My performances display my ongoing exploration of site-specific street actions, interventions, and interactive, collaborative and durational works. Interactivity for me has its source in my desire for viewers to actively contribute to the outcome of a performance, to actively experience the way in which their presence alters the relationships of objects or people to one another and to the site. I am also involved with Open Action, a group of Victoria artists who do monthly performances in public sites.
Margaret Dragu
(Richmond, British Columbia) My first discipline was dance. In 1971, I moved to New York to study dance but became immersed in the experimental art scene with painters, composers, sculptors, photographers, conceptual and performance artists (although there was no word for ‘performance art’ at the time). I received a scholarship to study dance in Montreal but became engrossed in the artists’ community of Galerie Vehicule. While researching “found” movement patterns, I began working in striptease/burlesque: this ‘experiment’ lasted 20 years and continues to inform both my art practice and my politics. At Vehicule, I worked with experimental filmmakers from NFB including Bozo Moyle who introduced me to the ‘new’ B/W videotape port-o-pack. I also began a 10+ year collaboration with Tom Dean who coined the term “art dancer” to describe me for two reasons: my solo work employed sculpture, photography, video, found-sound music collages, etc. and looked more like visual art than dance; and because I collaborated with so many visual artists.

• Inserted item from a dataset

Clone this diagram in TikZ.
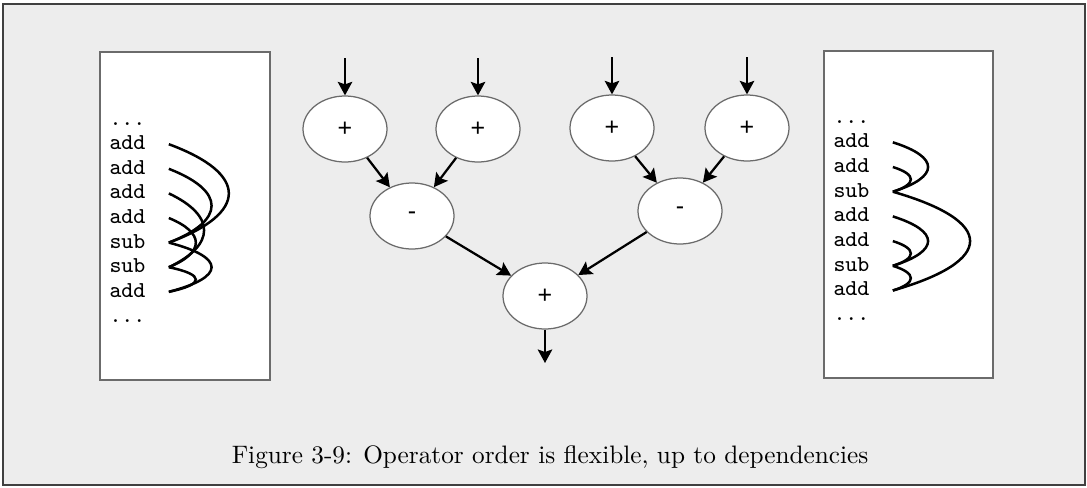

I moved to Toronto first meeting and choreographing for General Idea then collaborating with Rodney Werden, Colin Campbell, Kate Craig, Elizabeth Chitty, etc. I made work that was durational and big-scale eg. “X’s & O’s for the Longest Day of the Year”. I made solo, low-tech work for small galleries eg. “Joy of Multi-Discipline”. I made site-specific work, community-based work, and agit-prop. I worked in commercial film, television and radio as an actor, producer, writer, and director. I choreographed for theatre, film and television. I worked as a performance art and dance curator. I began writing about art, culture and politics. In 1986, I moved to Vancouver. I continued to work in performance and video. In 1990, I began working in installation/performance as well as new media. My solo work draws on relational and community-engaged practices, personae/embodiment practice, politically engaged practice… and still dance… my first discipline informs and deepens all my work.
Grace Salez
(Victoria, British Columbia) Since 2006 I have been engaged in performance art with fellow performance artists in Victoria at various events at Open Space. In 2008 I participated in 3 Street Actions, funded by the City of Victoria, and curated by Judith Price. Currently, since September 2010, I has been participating in, OPEN ACTION, with John Boeheme, Judith Price and Brenda Petays, a once a month performance action event at various public sites in the greater Victoria area. As a performance artist I am interested in exploring durational unscripted random situations in public or private sites/spaces. My encounters with specific sites trigger memory that intuitively leads to an interaction between site, pedestrian/spectator, and myself. My intention is to create for pedestrian/spectator and myself a time for contemplative and/or conflicted random interaction. We travel through space with scripted bodies, scripted voices, scripted assumptions — I see my actions as disruptive elements in scripted spaces that engage the pedestrian/spectator to “re consider” their position to my action/presence.